MANY of us are about to get poorer. This is the unnerving suggestion made by the new Centre for Cities’ report about the impact of Brexit.

It says that while EU withdrawal will mean all UK cities will experience a fall in economic output, those such as Aberdeen, Edinburgh, which have large high-skilled service sectors, will be hit the hardest because of the likely downturn in trade caused by an increase in costs.

The downside effects will be worst with a so-called hard Brexit but, notes the report, there will also be negative consequences even with a soft Brexit. But it also points to a silver lining; that the cities which will be most affected by the Brexit downturn will be the ones best-placed to bounce back.

The flip-side, of course, is that those places, which initially can expect not to be hit so hard by EU withdrawal, places like Barnsley, Hull, Luton and Burnley, will not have the capacity to recover so well. By and large, it is these areas that voted to leave last year.
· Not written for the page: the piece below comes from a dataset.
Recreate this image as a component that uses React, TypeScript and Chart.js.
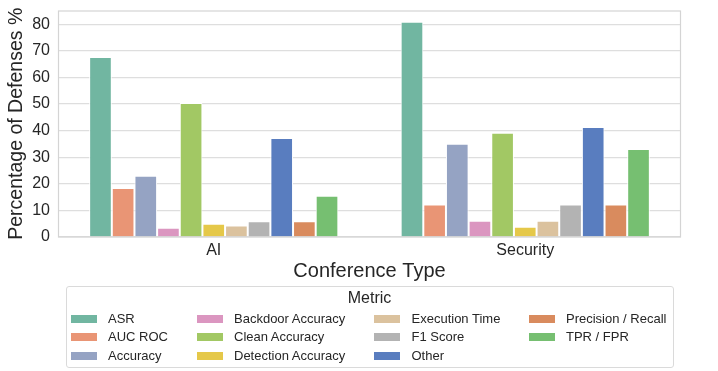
import React, { useEffect, useRef } from "react";
import { Chart, registerables } from "chart.js";

Chart.register(...registerables);

const categories = ["AI", "Security"];
const metrics = [
  "ASR",
  "AUC ROC",
  "Accuracy",
  "Backdoor Accuracy",
  "Clean Accuracy",
  "Detection Accuracy",
  "Execution Time",
  "F1 Score",
  "Other",
  "Precision / Recall",
  "TPR / FPR",
];
const aiValues = [67.7, 18.4, 23.0, 3.5, 50.4, 5.0, 4.3, 5.9, 37.2, 5.9, 15.5];
const securityValues = [81.0, 12.2, 35.1, 6.1, 39.2, 3.9, 6.1, 12.2, 41.4, 12.2, 33.1];
const colors = [
  "#71b6a1",
  "#e99575",
  "#95a3c3",
  "#db96c0",
  "#a2c864",
  "#e5c849",
  "#dbc29e",
  "#b3b3b3",
  "#597dbf",
  "#d98b5e",
  "#76bf71",
];
const yTicks = [0, 10, 20, 30, 40, 50, 60, 70, 80];
const yMax = 85.2;

const FONT = "'Liberation Sans', Arial, Helvetica, sans-serif";
const TEXT = "#262626";

const framePlugin = {
  id: "frame",
  afterDatasetsDraw(chart: any) {
    const { ctx, chartArea } = chart;
    const { left, top, right, bottom } = chartArea;
    ctx.save();
    ctx.strokeStyle = "#d4d4d4";
    ctx.lineWidth = 1.2;
    ctx.strokeRect(left + 0.5, top + 0.5, right - left - 1, bottom - top - 0.5);
    ctx.restore();
  },
};

// legend layout (positions only)
const colSwatchLeft = [71, 197, 374, 529];
const colTextLeft = [108, 234, 411.5, 566];
const rowCenter = [318.7, 337.3, 356.3];

export default function App() {
  const ref = useRef<HTMLCanvasElement | null>(null);

  useEffect(() => {
    if (!ref.current) return;
    const chart = new Chart(ref.current, {
      type: "bar",
      data: {
        labels: categories,
        datasets: metrics.map((m, i) => ({
          label: m,
          data: [aiValues[i], securityValues[i]],
          backgroundColor: colors[i],
          borderColor: "#ffffff",
          borderWidth: 1,
          categoryPercentage: 0.8,
          barPercentage: 1.0,
        })),
      },
      plugins: [framePlugin],
      options: {
        responsive: false,
        animation: false,
        devicePixelRatio: 1,
        layout: { padding: { top: 10.5, right: 37, left: 0, bottom: 88 } },
        plugins: {
          legend: { display: false },
          tooltip: { enabled: false },
        },
        scales: {
          x: {
            grid: { display: false, drawTicks: false },
            border: { display: false },
            ticks: { color: TEXT, font: { family: FONT, size: 16 }, padding: 4 },
            title: {
              display: true,
              text: "Conference Type",
              color: TEXT,
              font: { family: FONT, size: 20 },
              padding: { top: 0, bottom: 0 },
            },
            afterFit: (scale: any) => {
              scale.height = 46;
              scale.paddingLeft = 0;
              scale.paddingRight = 0;
            },
          },
          y: {
            min: 0,
            max: yMax,
            grid: { color: "#dedede", lineWidth: 1.2, drawTicks: false },
            border: { display: false },
            ticks: { color: TEXT, font: { family: FONT, size: 16 }, padding: 8 },
            afterBuildTicks: (scale: any) => {
              scale.ticks = yTicks.map((v) => ({ value: v }));
            },
            title: {
              display: true,
              text: "Percentage of Defenses %",
              color: TEXT,
              font: { family: FONT, size: 19.5 },
              padding: { top: 5, bottom: 0 },
            },
            afterFit: (scale: any) => {
              scale.width = 58;
              scale.paddingTop = 0;
              scale.paddingBottom = 0;
            },
          },
        },
      },
    } as any);
    return () => chart.destroy();
  }, []);

  return (
    <div style={{ position: "fixed", left: 0, top: 0, width: 718, height: 371, background: "#fff" }}>
      <canvas ref={ref} width={718} height={371} style={{ width: 718, height: 371, display: "block" }} />
      <div
        style={{
          position: "absolute",
          left: 65.5,
          top: 285.5,
          width: 608,
          height: 82,
          border: "1px solid #dadada",
          borderRadius: 3,
          boxSizing: "border-box",
        }}
      />
      <div
        style={{
          position: "absolute",
          left: 65.5,
          width: 608,
          top: 288,
          height: 20,
          lineHeight: "20px",
          textAlign: "center",
          fontFamily: FONT,
          fontSize: 16,
          color: TEXT,
        }}
      >
        Metric
      </div>
      {metrics.map((m, i) => {
        const col = Math.floor(i / 3);
        const row = i % 3;
        const cy = rowCenter[row];
        return (
          <React.Fragment key={m}>
            <div
              style={{
                position: "absolute",
                left: colSwatchLeft[col],
                top: cy - 4,
                width: 26,
                height: 8,
                background: colors[i],
              }}
            />
            <div
              style={{
                position: "absolute",
                left: colTextLeft[col],
                top: cy - 9,
                height: 18,
                lineHeight: "18px",
                fontFamily: FONT,
                fontSize: 13,
                color: TEXT,
                whiteSpace: "nowrap",
              }}
            >
              {m}
            </div>
          </React.Fragment>
        );
      })}
    </div>
  );
}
So, the irony is that in the years following Brexit it will be those cities which opposed leaving the Brussels club, the likes of the Scottish cities as well as London, which will be the ones to recover the best and enjoy, if it turns out to be the case, a Brexit dividend.

But this could take years to materialise. In the meantime the disproportionate hit taken by cities like Edinburgh and Aberdeen, the latter already struggling because of the downturn in the oil and gas sector, means the UK Government must take heed of the calls for a more tailored approach to Brexit to enable different places to cope with the specific challenges posed by withdrawal.

Last week, a House of Lords report spoke of the UK Government allowing “differentiated arrangements” for Scotland, notably on immigration. For some it has always seemed not only unfair but also impractical that, on the one hand, Whitehall is demanding a bespoke Brexit deal from Brussels, but, on the other, is denying the possibility of a bespoke deal for Scotland, or any other part of the UK.

On immigration, the UK Government has thus far insisted there has to be a one-size-fits-all UK-wide policy. As has often been argued the problem in Scotland is not that there are too many migrant workers but that there are too few to fill important vacancies.

Theresa May and her colleagues have decried the monolithic thinking with which the media approaches what they regard as the golden opportunities thrown up by Brexit but then adopt the same monolithic thinking when it comes to addressing the different needs that exist across the UK.

Surely as the Brexit process gets underway it is time for the Prime Minister and her Government to practice what they preach; to recognise some parts of the UK will themselves need bespoke solutions to specific problems.

Flexibility has to be the UK Government’s Brexit watchword if cities like Aberdeen and Edinburgh are not to suffer disproportionately over several years from a process they never supported in the first place.